I was on a hike with a friend this weekend who shared with me that she is planning on starting a business. She has been working in her industry for many years, finds her employers to be disappointing at best and is sick of making money for someone else. She came to me for advice and a potential investment, but I first wanted to understand why she was starting the business in the first place.
As I interviewed her, I realized that there are four key questions that every “entrepreneur” should ask themselves before they decide to quit their day job.
1. Are you ready to be married to your trade?
My best friend and hairstylist set off to start her own salon a year or more ago, full of energy and vision for her company’s potential. She spent countless hours in the salon, built out elaborate marketing strategies and turned down numerous vacation and party invitations, all in the name of entrepreneurship. But in the end, she realized that she preferred being someone else’s employee.
She hadn’t accounted for the cost of entrepreneurship. In exchange for “freedom,” you can never turn off. You have the expenses of inventory, rent, payroll, but no one else is there to help pay your bills. When the buck stops with you, it is easy to become obsessed, lose sleep, and give up many things you care for in life in order to stay afloat. Entrepreneurship is the hardest job you will ever have with less pay than you expect or deserve. Be sure that it is something you are ready to commit to.
2. Are you really that good at what you do?
One error that entrepreneurs consistently make is over-inflating their own skills, ability and/or product. I know that you know you are better than your co-workers. And I’m sure you think you are better at running things than your boss. But have you ever managed a business ledger before? Have you had to hire and fire employees? Have you had to find money to cover expenses when no customers were coming in the door?
Being good at your trade is not enough. You have to be able and willing to take on the other important factors of running a business or be willing and able to pay someone else to manage these things for you. Otherwise, your entrepreneurial journey will be a short one.
3. Are you ready to take on larger bills and more debt?
Another friend decided to start a coaching business when 1) he was unable to keep a steady job and 2) he was unable to pay rent. I truly believe that he has admirable skills in his space, but had to question his motivation and readiness for entrepreneurship. Starting your own business is not a silver bullet for solving your debt problems. In fact, 8 out of 10 entrepreneurs end up failing, largely with greater debt than when they began.
If paying rent and cell phone bills is tough today, I would strongly recommend that you not consider taking on the additional financial burden of running a business.
4. Is this decision driving you or are you driving it?
This is my favorite question to ask after speaking with thousands of entrepreneurs over the past decade. Who is making the decision to start your business? Are you weighing your options, noticing that the job market is tough, and deciding that it is better to start a business than to look for another job? Does the idea of drafting a business plan seem like a chore? Are you looking for direction, and in response deciding to start a business to help you find yourself?

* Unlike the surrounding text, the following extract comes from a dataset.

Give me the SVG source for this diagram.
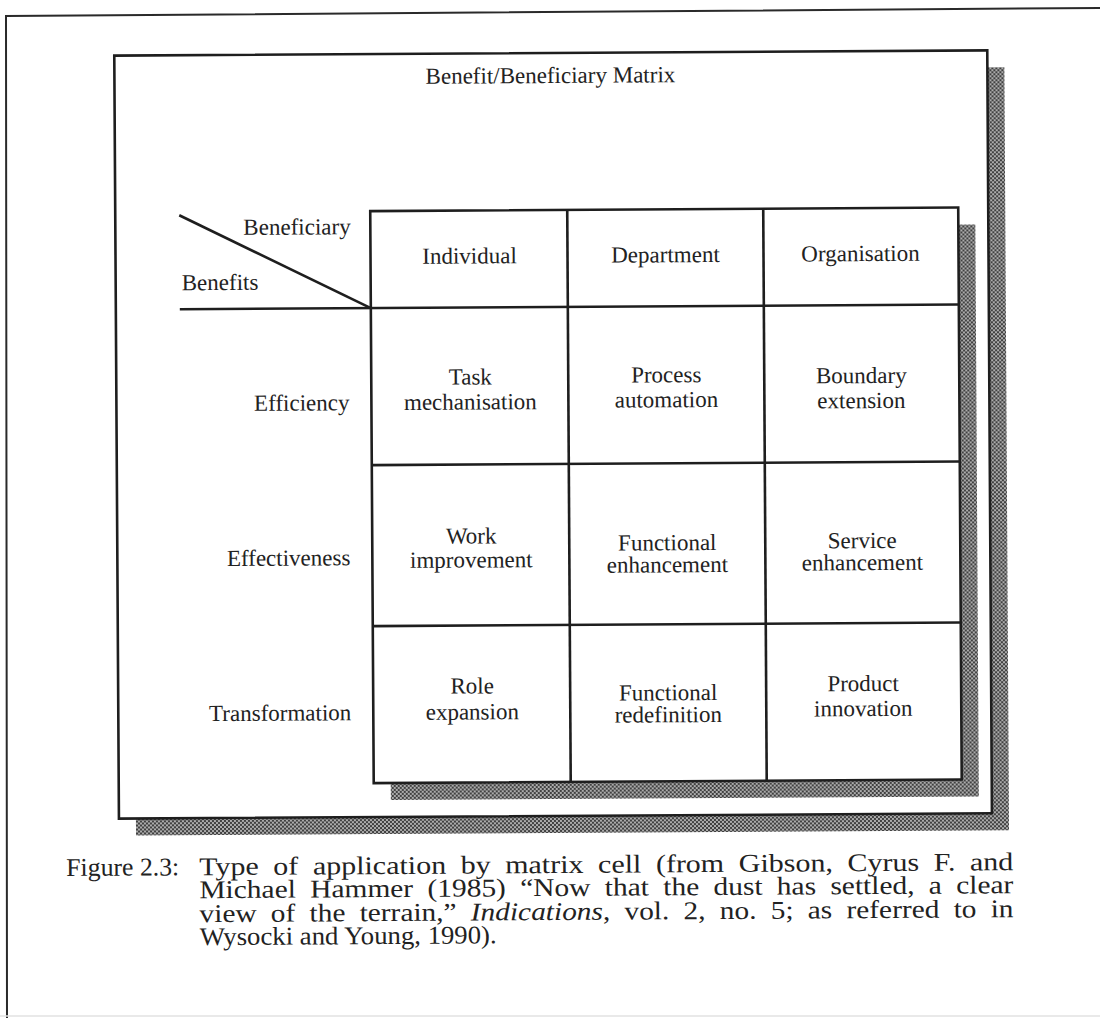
<svg xmlns="http://www.w3.org/2000/svg" width="1100" height="1018" viewBox="0 0 1100 1018">
  <defs>
    <!-- fine halftone used for the drop shadows -->
    <pattern id="dots" width="4" height="4" patternUnits="userSpaceOnUse">
      <rect width="4" height="4" fill="#acacac"/>
      <rect width="2" height="2" fill="#404040"/>
      <rect x="2" y="2" width="2" height="2" fill="#404040"/>
    </pattern>
    <style>
      .frame { fill: none; stroke: #2a2a2a; stroke-width: 2; }
      .box { fill: #ffffff; stroke: #1e1e1e; stroke-width: 2.6; }
      .grid { stroke: #1e1e1e; stroke-width: 2.6; fill: none; }
      .shadow { fill: url(#dots); }
      .t { font-family: "Liberation Serif", "Times New Roman", serif; font-size: 23px; fill: #222; }
      .c { text-anchor: middle; }
      .r { text-anchor: end; }
      .cap { font-family: "Liberation Serif", "Times New Roman", serif; font-size: 25.5px; fill: #222; }
      .just { word-spacing: 6px; }
    </style>
  </defs>

  <rect width="1100" height="1018" fill="#ffffff"/>

  <!-- page frame -->
  <path class="frame" d="M7,1018 L6,16 L1100,8"/>
  <line x1="0" y1="1016" x2="1100" y2="1016" stroke="#e2e2e2" stroke-width="1.5"/>

  <g transform="rotate(-0.35 550 500)">
    <!-- outer panel -->
    <g id="panel">
      <rect class="shadow" x="134" y="70" width="873" height="763"/>
      <rect class="box" x="117" y="53" width="873" height="763"/>
      <text class="t c" x="553" y="83" font-size="22">Benefit/Beneficiary Matrix</text>
    </g>

    <!-- matrix table -->
    <g id="matrix">
      <rect class="shadow" x="389" y="227" width="588" height="572"/>
      <rect class="box" x="372" y="210" width="588" height="572"/>
      <g id="grid-lines" class="grid">
        <line x1="569" y1="210" x2="569" y2="782"/>
        <line x1="765" y1="210" x2="765" y2="782"/>
        <line x1="181" y1="307" x2="960" y2="307"/>
        <line x1="372" y1="464" x2="960" y2="464"/>
        <line x1="372" y1="625" x2="960" y2="625"/>
        <line x1="181" y1="213" x2="372" y2="307"/>
      </g>
    </g>

    <!-- corner labels -->
    <g id="corner">
      <text class="t" x="245" y="233">Beneficiary</text>
      <text class="t" x="183" y="288">Benefits</text>
    </g>

    <!-- column headers -->
    <g id="col-individual"><text class="t c" x="471" y="263">Individual</text></g>
    <g id="col-department"><text class="t c" x="667" y="263">Department</text></g>
    <g id="col-organisation"><text class="t c" x="862" y="263">Organisation</text></g>

    <!-- row headers -->
    <g id="row-efficiency"><text class="t r" x="350" y="409">Efficiency</text></g>
    <g id="row-effectiveness"><text class="t r" x="350" y="564">Effectiveness</text></g>
    <g id="row-transformation"><text class="t r" x="350" y="719">Transformation</text></g>

    <!-- efficiency row -->
    <g id="cell-task"><text class="t c" x="471" y="384">Task</text><text class="t c" x="471" y="409">mechanisation</text></g>
    <g id="cell-process"><text class="t c" x="667" y="383">Process</text><text class="t c" x="667" y="408">automation</text></g>
    <g id="cell-boundary"><text class="t c" x="862" y="385">Boundary</text><text class="t c" x="862" y="410">extension</text></g>

    <!-- effectiveness row -->
    <g id="cell-work"><text class="t c" x="471" y="543">Work</text><text class="t c" x="471" y="567">improvement</text></g>
    <g id="cell-func-enh"><text class="t c" x="667" y="551" font-size="21">Functional</text><text class="t c" x="667" y="573" font-size="21">enhancement</text></g>
    <g id="cell-service"><text class="t c" x="862" y="550" font-size="21">Service</text><text class="t c" x="862" y="572" font-size="21">enhancement</text></g>

    <!-- transformation row -->
    <g id="cell-role"><text class="t c" x="471" y="693">Role</text><text class="t c" x="471" y="719">expansion</text></g>
    <g id="cell-func-redef"><text class="t c" x="667" y="701" font-size="21">Functional</text><text class="t c" x="667" y="723" font-size="21">redefinition</text></g>
    <g id="cell-product"><text class="t c" x="862" y="693">Product</text><text class="t c" x="862" y="718">innovation</text></g>

    <!-- caption (justified body lines) -->
    <g id="caption">
      <text class="cap" x="64" y="873" textLength="113" lengthAdjust="spacingAndGlyphs">Figure 2.3:</text>
      <text class="cap just" x="197" y="873" textLength="814" lengthAdjust="spacingAndGlyphs">Type of application by matrix cell (from Gibson, Cyrus F. and</text>
      <text class="cap just" x="197" y="896" textLength="814" lengthAdjust="spacingAndGlyphs">Michael Hammer (1985) “Now that the dust has settled, a clear</text>
      <text class="cap just" x="197" y="920" textLength="814" lengthAdjust="spacingAndGlyphs">view of the terrain,” <tspan font-style="italic">Indications</tspan>, vol. 2, no. 5; as referred to in</text>
      <text class="cap" x="197" y="943" textLength="297" lengthAdjust="spacingAndGlyphs">Wysocki and Young, 1990).</text>
    </g>
  </g>
</svg>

Or does your idea, product or concept consume you? Do you find yourself talking about it with anyone who will listen? The cashier at the grocery store, the stranger on the bus, your second cousin. Are you constantly waking up in the middle of the night to write down ideas for potential sales strategies or product improvements? Do you feel a twisting in your stomach that can only be explained as a fear of failure, but that you can only relieve by trying?
I’m a big believer that, when the time is right to start your business, you will know. It will no longer be your decision. And any of the down sides or risks are consumed by your pure drive to succeed. You still may fail in the end, but you’ll have much more fun in the process if you start for the right reasons.